FAN 1: We can feel where that man came from. His suffering
and his pain is the same suffering and pain we going through.
FAN 2: I wish I would have had a chance to actually meet
Tupac. His music meant a lot for our people.
MTV: In the year since the death of Tupac Shakur, the
emotions his murder stirred up have quieted. But the debate
over his legacy, who he was and who he might have become, has
begun to rage. Was he a gangsta who kept it real all the way
to an early grave? A James Dean style cultural rebel? Or was
he -- might he have become -- a political voice for the
dispossessed in the tradition of Malcolm X? Only now are
those questions starting to emerge, after a year in which, at
least in the minds of many fans, Tupac was still very much
alive.
TUPAC SHAKUR: Look, y'all can watch. I feel so confident
and so sure about the man I am that you can watch me. You can
watch me when I fall, when I cry, when I get shot, when I go
to jail, when I die -- you can watch it.
MTV: Maybe it was because everyone did watch, and because
Tupac had spoken about death so frequently, that his murder
seemed somehow both expected and unreal, just another chapter
in his dramatic autobiography.
Four days after he died, Tupac's label, Death Row Records,
released "I Ain't Mad At'cha." That set the tone
for a year in which release after release of Tupac's records,
films and videos, showed him in violent, even deadly
situations, but never dealt with the reality of his brutal
death. Rumors that he was still alive burgeoned in November
once fans got their hands on the cryptic notations inside the
posthumously released "Makaveli" album. Some even
suggested that Tupac had taken the real Machiavelli's advice
and faked his own death.
TREACH: Right now, it's like he's the black Elvis. You
know what I mean? "Yo, I've seen Pac. He out there. He's
somewhere."
PROFESSOR MICHAEL ERIC DYSON, Author of "Race
Rules": You have an album with Machiavelli at the heart
of it and Machiavelli's faking your own death, and people
ascribe, rightfully so, tremendous intelligence to Tupac. But
I think what they are trying to do is avoid the fact that you
deal with bullets and guns and you get brutal, you die.
SNOOP DOGGY DOGG: People in general who feel that gangsta
rap is dead, my album is gonna show you that gangsta rap is
not dead, 'cause I plan to keep it alive.

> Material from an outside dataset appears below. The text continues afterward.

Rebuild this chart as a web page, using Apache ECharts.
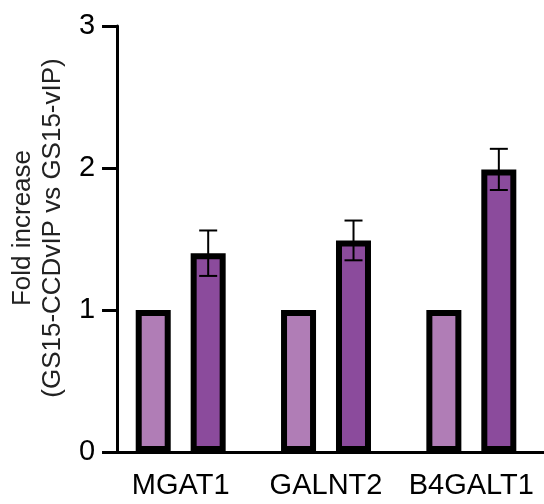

MTV: One year ago, Death Row Records had a sound and
reputation unlike any contemporary record company, and Tupac
was the label's newest and brightest star, willingly molded
into the very epitome of the gangsta rapper. Without him,
Snoop was again thrust to the forefront, but his long-awaited
second album failed to make an impression, especially when
released just a week after the hyper-vitriolic
"Makaveli."
Meanwhile, the night that was the beginning of the end for
Tupac may also have marked the beginning of the end for Death
Row. Label head Suge Knight was sent to prison for probation
violation thanks to a videotaped altercation just hours
before the shooting. Federal investigators continued to probe
Death Row's alleged gang ties and illegitimate business
practices, and the company's mighty stable of rappers was
suddenly dwindling -- turning what was once America's most
profitable independent label into the music industry's most
chaotic and unstable commodity in just 12 months.
TUPAC: If I die, whatever, it can happen. If anything were
to happen to me, it's about three albums ready. And I like
that.
TREACH: When you think the end could be near, you're gonna
want the people -- you're gonna want the world to know
everything you got inside. That's why he stayed in the
studio, he stayed making something new because he had so much
in a little time to tell.
MTV: Tupac left behind over 170 tracks and several hundred
unpublished poems; but someone needs to cultivate that raw
material into a legacy. With potentially lucrative tracks and
substantial revenues to be earned from his image, there's
been tremendous legal wrangling over his estate.